Turn the other cheek? Does this apply to abuse victims?


The Christian Scriptures teach followers of Jesus to forgive as we are forgiven, to love our enemies, and to turn the other cheek rather than seek revenge when mistreated. Does this mean that victims of domestic violence and abuse need to, sometimes quite literally, take it on the chin without seeking protection or justice?

There are a good many resources out there right now that help teach Christians how we should respond to domestic violence and abuse. If you want some in depth argumentation why victims do NOT need to just take it, you can consider my top 3

  • Leslie Vernick (website and books)
  • No Place for Abuse (Book, and when you follow the link, notice the many suggested books on the same topic; books by Brancroft, Roberts, Crippen, and more!)
  • G.R.A.C.E (website with information about the moral requirement to report child abuse)

Rather than repeat the good advice in these resources–biblical foundations for protecting victims and calling out offenders–I want to point you to an older resource given to me in the past week. Older resource as in from 1840! Henry Burton, in chapter 22 (“The Ethics of the Gospel”) of his Expositor’s Bible: The Gospel of St. Luke discusses the application of Luke 6:27f to those inside the community of Christ as well as to “enemies.”

First he reminds readers to love enemies,

We must bear them neither hatred nor resentment; we must guard our hearts sacredly from all malevolent, vindictive feelings. We must not be our own avenger, taking vengeance upon our adversaries, as we let loose the barking Cerberus to track and run them down.

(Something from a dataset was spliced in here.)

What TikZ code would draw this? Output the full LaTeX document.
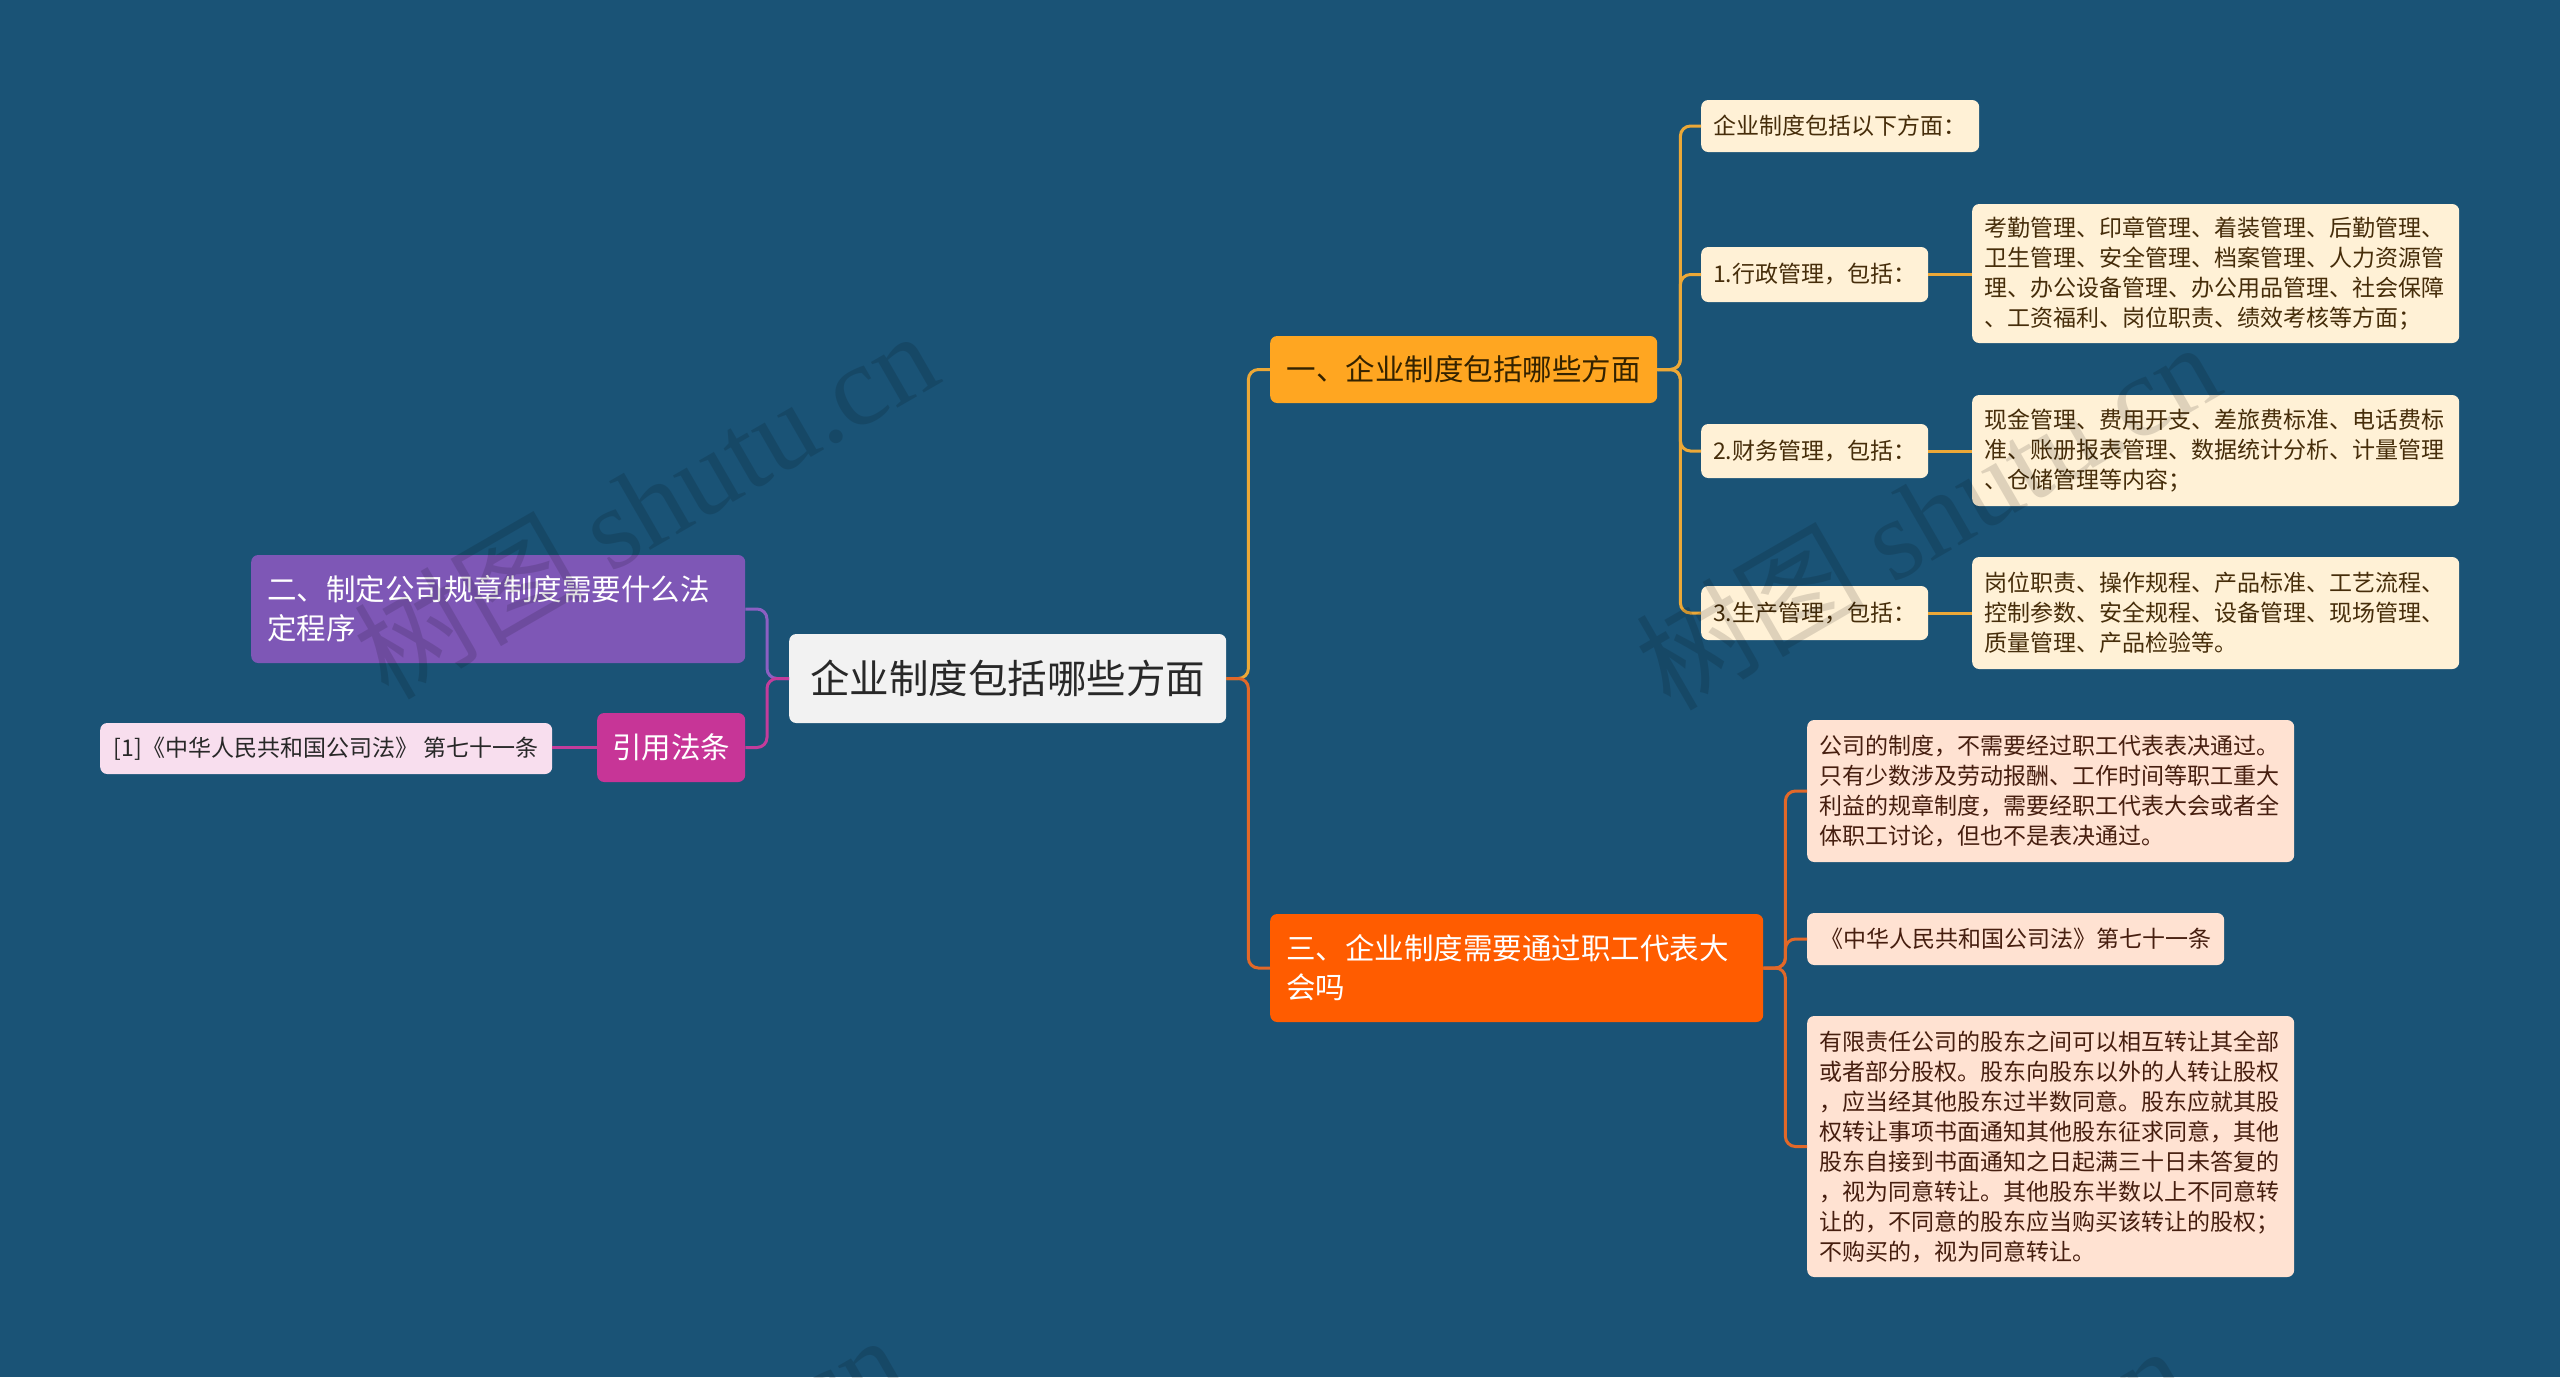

All such feelings are contrary to the Law of Love, and so are contraband, entirely foreign to the heart that calls itself Christian. (p. 344-5)

I suppose his words capture most Christian teaching on what it means to love our enemies and to use the Golden Rule as our measure for how we respond. And yet, listen to his very next sentence:

But with all this we are not to meet all sorts of injuries and wrongs without protest or resistance. (p. 345)

Did you catch his point between the double negatives? We MAY and OUGHT to meet all injuries with resistance and protest. Burton goes on to answer why we should resist wrongs done to ourselves and to those around us,

We cannot condone a wrong without being accomplices in the wrong. (ibid)

There you have it. Complicity with evil, especially evil within the community of Jesus, is tantamount to approval and support of that evil act. Thus, telling a victim of abuse to “turn the other cheek” is essentially the same as abusing the victim yourself.

Burton extends his argument in the following way,

To defend our property and life is just as much our duty as it was the wisdom and the duty of those to whom Jesus spoke to offer an uncomplaining cheek to the Gentile [outsider] smiter. Not to do this is to encourage crime, and to put a premium upon evil. Nor is it inconsistent with a true love to seek to punish, by lawful means, the wrong-doer. Justice here is the highest type of mercy, and pains and penalties have a remedial virtue, taming the passions which had grown too wild, or straightening the conscience that had become warped. (ibid)

He completes his thoughts on this by reminding the reader that none of this justice seeking activity (to the point of excommunication if necessary) negates forgiving when the offender repents. We still love, we still forgive, we still treat others by the Golden Rule. But we do not avoid justice and protection seeking behavior, both for the sake of the one being harmed and for the one doing the harm. Both need rescue. The means of rescue differ for sure and may not be viewed as rescue when it comes in the form of sanctions and restrictions. But to look away from abuse and cover it up with “turn the other cheek” does not do right by the true meaning of love.

 

3 Comments

Filed under Abuse, biblical counseling, christian psychology, Christianity, Uncategorized

3 responses to “Turn the other cheek? Does this apply to abuse victims?

  1. Penelope

    Thankyou. I am at a time when the implications of these arguments have been swirling round my head, as I face the real implications of exposing an abuser to the law. This has clarified so concretely the path that I have been taking and am wanting to take. The balance of facing an abuser with the opportunity and need to repent, while being ready to forgive as soon as that repentance occurs. I will never forget, but I will and am ready to forgive.

  2. “But to look away from abuse and cover it up with “turn the other cheek” does not do right but the true meaning of love.” In this statement, should the last “but” be “by”? This seems to be a typo.